Collected material:
....

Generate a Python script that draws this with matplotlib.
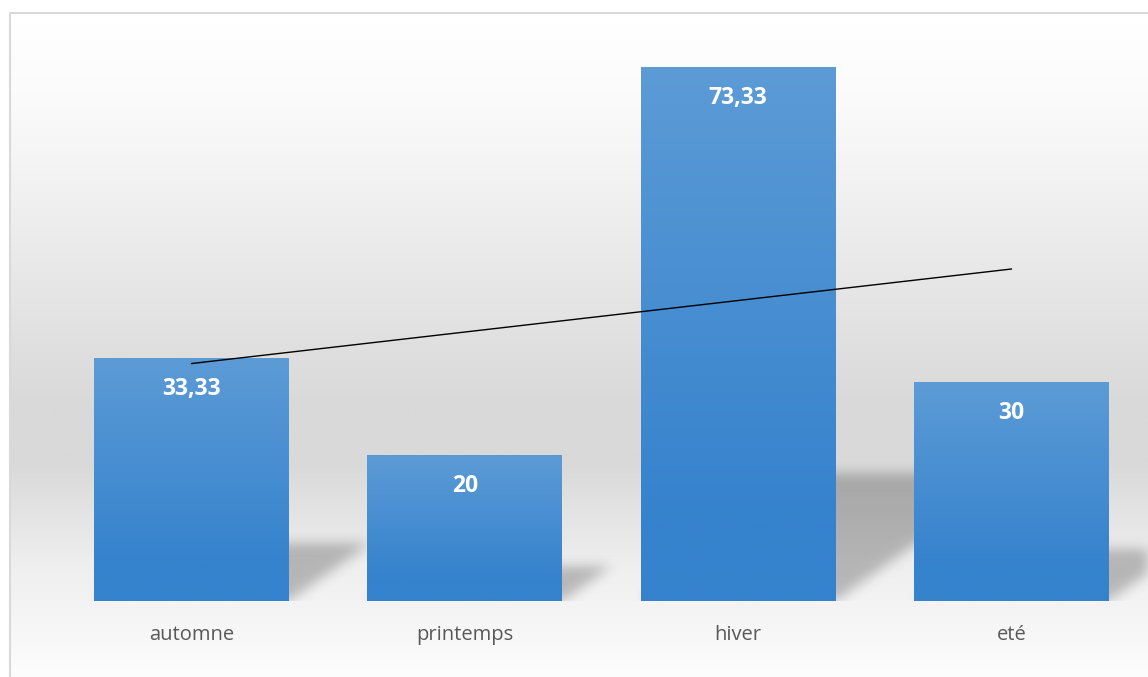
import numpy as np
import matplotlib
matplotlib.use("Agg")
from matplotlib import pyplot as plt

saisons = ["automne", "printemps", "hiver", "eté"]
valeurs = [33.33, 20, 73.33, 30]

W, H = 1148, 677
plt.rcParams['font.family'] = ['Open Sans', 'DejaVu Sans']

fig = plt.figure(figsize=(W / 100, H / 100), dpi=100)
fig.patch.set_facecolor('white')

# background layer in pixel coordinates (y pointing down)
bg = fig.add_axes([0, 0, 1, 1], zorder=0)
bg.set_xlim(0, W)
bg.set_ylim(H, 0)
bg.axis('off')

ys = np.arange(H) + 0.5
grey = np.interp(ys, [12, 100, 400, 460, 560, 677], [255, 250, 217, 217, 238, 253]) / 255
grad = np.repeat(grey[:, None], 2, axis=1)
bg.imshow(np.dstack([grad] * 3), extent=[10, W, H, 12], aspect='auto',
          interpolation='bilinear', zorder=0)
bg.plot([9.5, 9.5, W], [H, 12.5, 12.5], color='#d9d9d9', lw=1.5, zorder=1)

ax = fig.add_axes([55 / W, 1 - 601 / H, (W - 55) / W, (601 - 19.4) / H], zorder=1)
ax.patch.set_alpha(0)
x = np.arange(1, len(saisons) + 1)
bars = ax.bar(x, valeurs, width=0.713, color='none', zorder=2)
ax.set_xlim(0.5, 4.5)
ax.set_ylim(0, 80)

# perspective shadows behind the bars, blurred
mask = np.zeros((H, W))
PX, PY = np.meshgrid(np.arange(W) + 0.5, ys)
for b in bars:
    (x0, yb), (x1, yt) = ax.transData.transform([(b.get_x(), 0),
                                                 (b.get_x() + b.get_width(), b.get_height())])
    yb, yt = H - yb, H - yt
    kh = 0.24 * (yb - yt)
    d = 1.4 * kh
    t = (yb - PY) / kh
    inside = (t >= 0) & (t <= 1) & (PX >= x0 + d * t) & (PX <= x1 + d * t)
    mask = np.maximum(mask, inside.astype(float))

sig = 6.0
k = np.exp(-0.5 * (np.arange(-18, 19) / sig) ** 2)
k /= k.sum()
mask = np.apply_along_axis(lambda r: np.convolve(r, k, mode='same'), 1, mask)
mask = np.apply_along_axis(lambda c: np.convolve(c, k, mode='same'), 0, mask)
mask[601:, :] = 0
shadow = np.zeros((H, W, 4))
shadow[..., 3] = 0.24 * mask
bg.imshow(shadow, extent=[0, W, H, 0], aspect='auto', zorder=2)

# gradient fill for each bar
top_c = np.array([0x5c, 0x9b, 0xd6]) / 255
bot_c = np.array([0x35, 0x82, 0xcd]) / 255
for b, v in zip(bars, valeurs):
    f = np.clip(np.linspace(0, 1, 200) / 0.85, 0, 1)[:, None]
    col = top_c * (1 - f) + bot_c * f
    ax.imshow(col[:, None, :], extent=[b.get_x(), b.get_x() + b.get_width(), 0, v],
              aspect='auto', origin='upper', interpolation='bilinear', zorder=2)
    lab = f"{v:g}".replace('.', ',')
    ax.annotate(lab, (b.get_x() + b.get_width() / 2, v), xytext=(0, -21.6),
                textcoords='offset points', ha='center', va='center',
                color='white', fontsize=16.5, fontweight='bold', zorder=4)

# linear trend line
a, c = np.polyfit(x, valeurs, 1)
ax.plot([x[0], x[-1]], [a * x[0] + c, a * x[-1] + c], color='black', lw=1.0, zorder=3)

ax.set_xlim(0.5, 4.5)
ax.set_ylim(0, 80)
ax.set_xticks(x)
ax.set_xticklabels(saisons, color='#595959', fontsize=14.5)
ax.tick_params(axis='x', length=0, pad=17)
ax.set_yticks([])
for s in ax.spines.values():
    s.set_visible(False)

fig.savefig('out.png', dpi=100)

....

What you are asked to do:
Quote each line of the listing exactly, but leave the pictures out.

Right answer:
Generate a Python script that draws this with matplotlib.
import numpy as np
import matplotlib
matplotlib.use("Agg")
from matplotlib import pyplot as plt

saisons = ["automne", "printemps", "hiver", "eté"]
valeurs = [33.33, 20, 73.33, 30]

W, H = 1148, 677
plt.rcParams['font.family'] = ['Open Sans', 'DejaVu Sans']

fig = plt.figure(figsize=(W / 100, H / 100), dpi=100)
fig.patch.set_facecolor('white')

# background layer in pixel coordinates (y pointing down)
bg = fig.add_axes([0, 0, 1, 1], zorder=0)
bg.set_xlim(0, W)
bg.set_ylim(H, 0)
bg.axis('off')

ys = np.arange(H) + 0.5
grey = np.interp(ys, [12, 100, 400, 460, 560, 677], [255, 250, 217, 217, 238, 253]) / 255
grad = np.repeat(grey[:, None], 2, axis=1)
bg.imshow(np.dstack([grad] * 3), extent=[10, W, H, 12], aspect='auto',
          interpolation='bilinear', zorder=0)
bg.plot([9.5, 9.5, W], [H, 12.5, 12.5], color='#d9d9d9', lw=1.5, zorder=1)

ax = fig.add_axes([55 / W, 1 - 601 / H, (W - 55) / W, (601 - 19.4) / H], zorder=1)
ax.patch.set_alpha(0)
x = np.arange(1, len(saisons) + 1)
bars = ax.bar(x, valeurs, width=0.713, color='none', zorder=2)
ax.set_xlim(0.5, 4.5)
ax.set_ylim(0, 80)

# perspective shadows behind the bars, blurred
mask = np.zeros((H, W))
PX, PY = np.meshgrid(np.arange(W) + 0.5, ys)
for b in bars:
    (x0, yb), (x1, yt) = ax.transData.transform([(b.get_x(), 0),
                                                 (b.get_x() + b.get_width(), b.get_height())])
    yb, yt = H - yb, H - yt
    kh = 0.24 * (yb - yt)
    d = 1.4 * kh
    t = (yb - PY) / kh
    inside = (t >= 0) & (t <= 1) & (PX >= x0 + d * t) & (PX <= x1 + d * t)
    mask = np.maximum(mask, inside.astype(float))

sig = 6.0
k = np.exp(-0.5 * (np.arange(-18, 19) / sig) ** 2)
k /= k.sum()
mask = np.apply_along_axis(lambda r: np.convolve(r, k, mode='same'), 1, mask)
mask = np.apply_along_axis(lambda c: np.convolve(c, k, mode='same'), 0, mask)
mask[601:, :] = 0
shadow = np.zeros((H, W, 4))
shadow[..., 3] = 0.24 * mask
bg.imshow(shadow, extent=[0, W, H, 0], aspect='auto', zorder=2)

# gradient fill for each bar
top_c = np.array([0x5c, 0x9b, 0xd6]) / 255
bot_c = np.array([0x35, 0x82, 0xcd]) / 255
for b, v in zip(bars, valeurs):
    f = np.clip(np.linspace(0, 1, 200) / 0.85, 0, 1)[:, None]
    col = top_c * (1 - f) + bot_c * f
    ax.imshow(col[:, None, :], extent=[b.get_x(), b.get_x() + b.get_width(), 0, v],
              aspect='auto', origin='upper', interpolation='bilinear', zorder=2)
    lab = f"{v:g}".replace('.', ',')
    ax.annotate(lab, (b.get_x() + b.get_width() / 2, v), xytext=(0, -21.6),
                textcoords='offset points', ha='center', va='center',
                color='white', fontsize=16.5, fontweight='bold', zorder=4)

# linear trend line
a, c = np.polyfit(x, valeurs, 1)
ax.plot([x[0], x[-1]], [a * x[0] + c, a * x[-1] + c], color='black', lw=1.0, zorder=3)

ax.set_xlim(0.5, 4.5)
ax.set_ylim(0, 80)
ax.set_xticks(x)
ax.set_xticklabels(saisons, color='#595959', fontsize=14.5)
ax.tick_params(axis='x', length=0, pad=17)
ax.set_yticks([])
for s in ax.spines.values():
    s.set_visible(False)

fig.savefig('out.png', dpi=100)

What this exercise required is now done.